During that extended length of time I was glancing about the van, filled to capacity with our belongings, and I felt sad. Our television was sitting in the space between the driver’s seat and the passenger seat, and it had a handle on top, the type of handle with silver metal hinges on each end that allowed it to lay flat when someone wasn’t attempting to lift it, and I was flipping that handle back and forth…clank…clank…clank…

We were a few miles out of town, a few miles of clank…clank…clank…and my mom looked at me and said, “It’s okay to be sad. We can come back and visit sometime.” Clank…clank…clank…my mom has always possessed an impressive tolerance for unnecessary noises. Especially for unnecessary noises produced by kids that aren’t mature enough for first grade.

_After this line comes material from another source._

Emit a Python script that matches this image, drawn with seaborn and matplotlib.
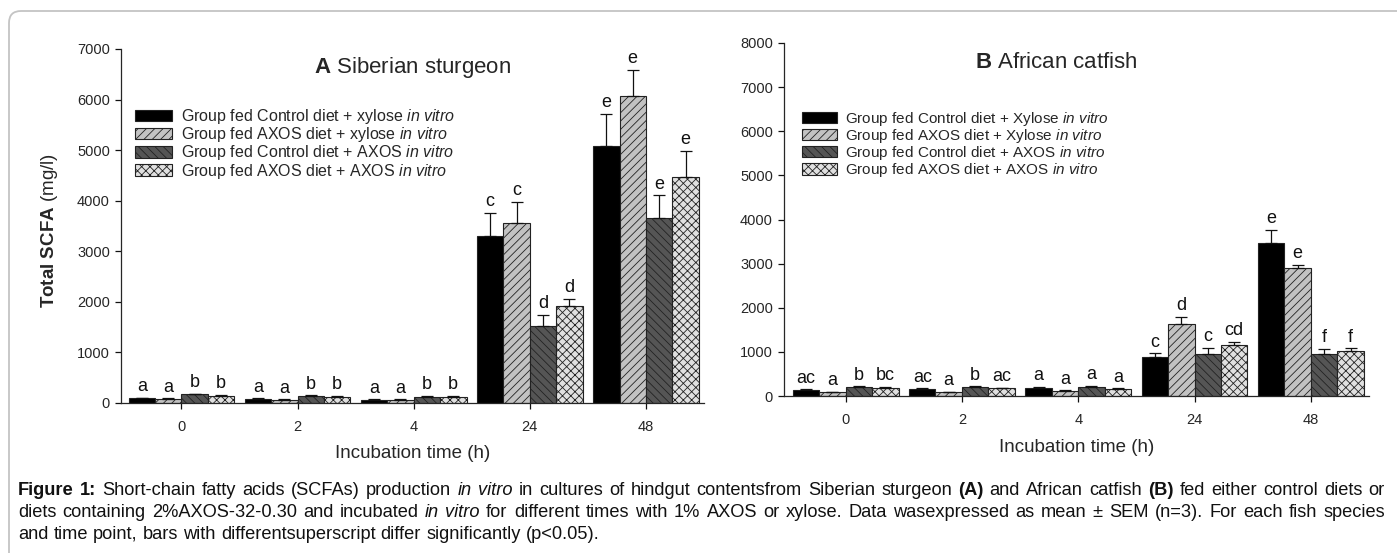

My siblings and I did not inherit this impressive tolerance for unnecessary noises, we inherited our fathers swift and immediate, “Do you mind?” To which any immature punk worth their salt will reply, “No. No I don’t.”

“We can come back and visit sometime.” Way turns to way, days turn to years, and sometimes, sometime doesn’t visit. So it goes.

Michel de Montaigne, a French philosopher in the 1500s, is credited with inventing the essay as a form of writing. The word essay comes from the French word “essayer” which means “to attempt.” We often write to attempt to make sense of things, to express things, to remember things, and with that attempt we invite others to help us make sense of things, to help us express things, to help us remember things.

To attempt. Sometimes that’s all we can do.